Study of Physical and Chemical Properties of the Sodium Montmorillonite Compound through First Principles Calculations

The montmorillonite (MMT) M_xAl₃Si₈O₂₄H₄Na (M_x: Mg²⁺, Fe²⁺) clay is a lamellar silicate mineral that is found in nature or synthesized in order to create structures, such as polymer matrix nanocomposites. These materials have several remarkable physicochemical properties, opening up a wide variety of industrial applications. Each lamella of anhydrous or hydrated MMT consists of two tetrahedral layers involving an octahedral one. The aluminum Al³⁺ in the octahedral layer may optionally be substituted by other cations generating negative charges, and to keep electroneutrality a cation is added between the lamellae. As sodium cations are present between the lamellae the clay is called sodium montmorillonite (MMT-Na⁺).
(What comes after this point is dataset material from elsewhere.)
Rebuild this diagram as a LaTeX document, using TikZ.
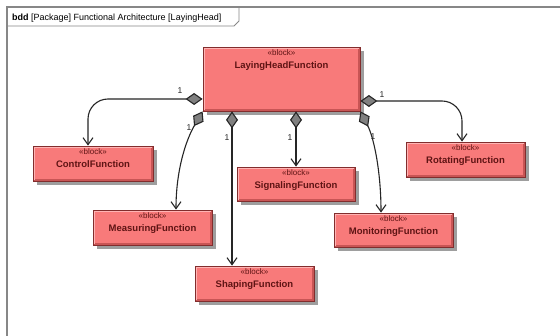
\documentclass[tikz,border=0pt]{standalone}
\usepackage{fontspec}
\setmainfont{Liberation Sans}
\usetikzlibrary{arrows.meta,shadows,calc}
\definecolor{blkfill}{RGB}{248,122,122}
\definecolor{blkdraw}{RGB}{130,45,45}
\definecolor{blktext}{RGB}{95,20,20}
\definecolor{blkhi}{RGB}{255,180,180}
\definecolor{blklo}{RGB}{200,85,85}
\definecolor{framecol}{RGB}{135,135,135}
\tikzset{
  blk/.style={draw=blkdraw, line width=0.8pt, fill=blkfill, inner sep=0pt,
    drop shadow={shadow xshift=4pt, shadow yshift=-4pt, opacity=0.38, fill=black},
    path picture={
      \draw[blklo, line width=1.6pt] ([xshift=1pt,yshift=1pt]path picture bounding box.south west) -| ([xshift=-1pt,yshift=-1pt]path picture bounding box.north east);
      \draw[blkhi, line width=1.6pt] ([xshift=1pt,yshift=1pt]path picture bounding box.south west) |- ([xshift=-1pt,yshift=-1pt]path picture bounding box.north east);
    }},
  blabel/.style={anchor=north, align=center, text=blktext, inner sep=0pt},
  comp/.style={draw=black!85, line width=1.1pt,
    {Diamond[length=17pt,width=12pt,fill=black!50]}-{Straight Barb[length=7pt,width=10pt]}},
  mult/.style={font=\fontsize{8.5}{9}\selectfont, text=black!85, inner sep=0pt}
}
\newcommand{\blktxt}[1]{{\fontsize{8}{9}\selectfont «block»}\\[0.5pt]{\fontsize{9.5}{11}\selectfont\bfseries #1}}
\begin{document}
\begin{tikzpicture}[x=1pt,y=-1pt]
\useasboundingbox (0,0) rectangle (560,336);
\fill[white] (0,0) rectangle (560,336);
% frame
\draw[framecol, line width=1.3pt] (7,336) -- (7,7) -- (560,7);
\draw[framecol, line width=0.8pt] (7,26) -- (234,26) -- (239,21) -- (239,7);
\node[anchor=base west, font=\fontsize{9}{10}\selectfont, inner sep=0pt] (title) at (12,20.5) {\textbf{bdd} [Package] Functional Architecture [LayingHead]};
% blocks
\node[blk, minimum width=157pt, minimum height=64pt] (lhf) at (281.5,79) {};
\node[blabel] (lhft) at ($(lhf.north)+(0,3)$) {\blktxt{LayingHeadFunction}};
\node[blk, minimum width=120pt, minimum height=35pt] (ctrl) at (93,163.5) {};
\node[blabel] (ctrlt) at ($(ctrl.north)+(0,3)$) {\blktxt{ControlFunction}};
\node[blk, minimum width=119pt, minimum height=35pt] (meas) at (152.5,227.5) {};
\node[blabel] (meast) at ($(meas.north)+(0,3)$) {\blktxt{MeasuringFunction}};
\node[blk, minimum width=118pt, minimum height=34pt] (sig) at (296,184) {};
\node[blabel] (sigt) at ($(sig.north)+(0,3)$) {\blktxt{SignalingFunction}};
\node[blk, minimum width=119pt, minimum height=35pt] (rot) at (465.5,159.5) {};
\node[blabel] (rott) at ($(rot.north)+(0,3)$) {\blktxt{RotatingFunction}};
\node[blk, minimum width=119pt, minimum height=34pt] (mon) at (393.5,230) {};
\node[blabel] (mont) at ($(mon.north)+(0,3)$) {\blktxt{MonitoringFunction}};
\node[blk, minimum width=119pt, minimum height=35pt] (shap) at (254.5,283.5) {};
\node[blabel] (shapt) at ($(shap.north)+(0,3)$) {\blktxt{ShapingFunction}};
% connectors
\coordinate (c1) at ($(ctrl.north)+(-5,0)$);
\draw[comp, rounded corners=20pt] ($(lhf.west)+(0,20)$) -| (c1);
\coordinate (c2) at ($(meas.north)+(23.5,0)$);
\draw[comp] (lhf.south west) .. controls (186,140) and (176,170) .. (c2);
\coordinate (c3) at ($(shap.north)+(-22.5,0)$);
\draw[comp] (lhf.south -| c3) -- (c3);
\draw[comp] (lhf.south -| sig.north) -- (sig.north);
\coordinate (c5) at ($(mon.north)+(-12.5,0)$);
\draw[comp] (lhf.south east) .. controls (374,138) and (381,172) .. (c5);
\coordinate (c6) at ($(rot.north)+(-3.5,0)$);
\draw[comp, rounded corners=20pt] ($(lhf.east)+(0,22)$) -| (c6);
% multiplicities
\node[mult] (m1) at (180,91) {1};
\node[mult] (m2) at (189,128) {1};
\node[mult] (m3) at (227,138) {1};
\node[mult] (m4) at (290,138) {1};
\node[mult] (m5) at (373,137) {1};
\node[mult] (m6) at (382,95) {1};
\end{tikzpicture}
\end{document}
This work shows results of investigation through ab initio calculations of the physicochemical properties of MMT-Na⁺ isomorphically replaced by Mg²⁺ and Fe²⁺. The electronic properties were obtained by calculating the band structures and density of states, and a comparison is made with experimental results from visible and ultraviolet spectroscopy of the natural MMT-Na⁺ (Cloisite®). Our results pave the way for understanding the behavior of MMT nanocomposites upon chemical and structural changes due to inclusions.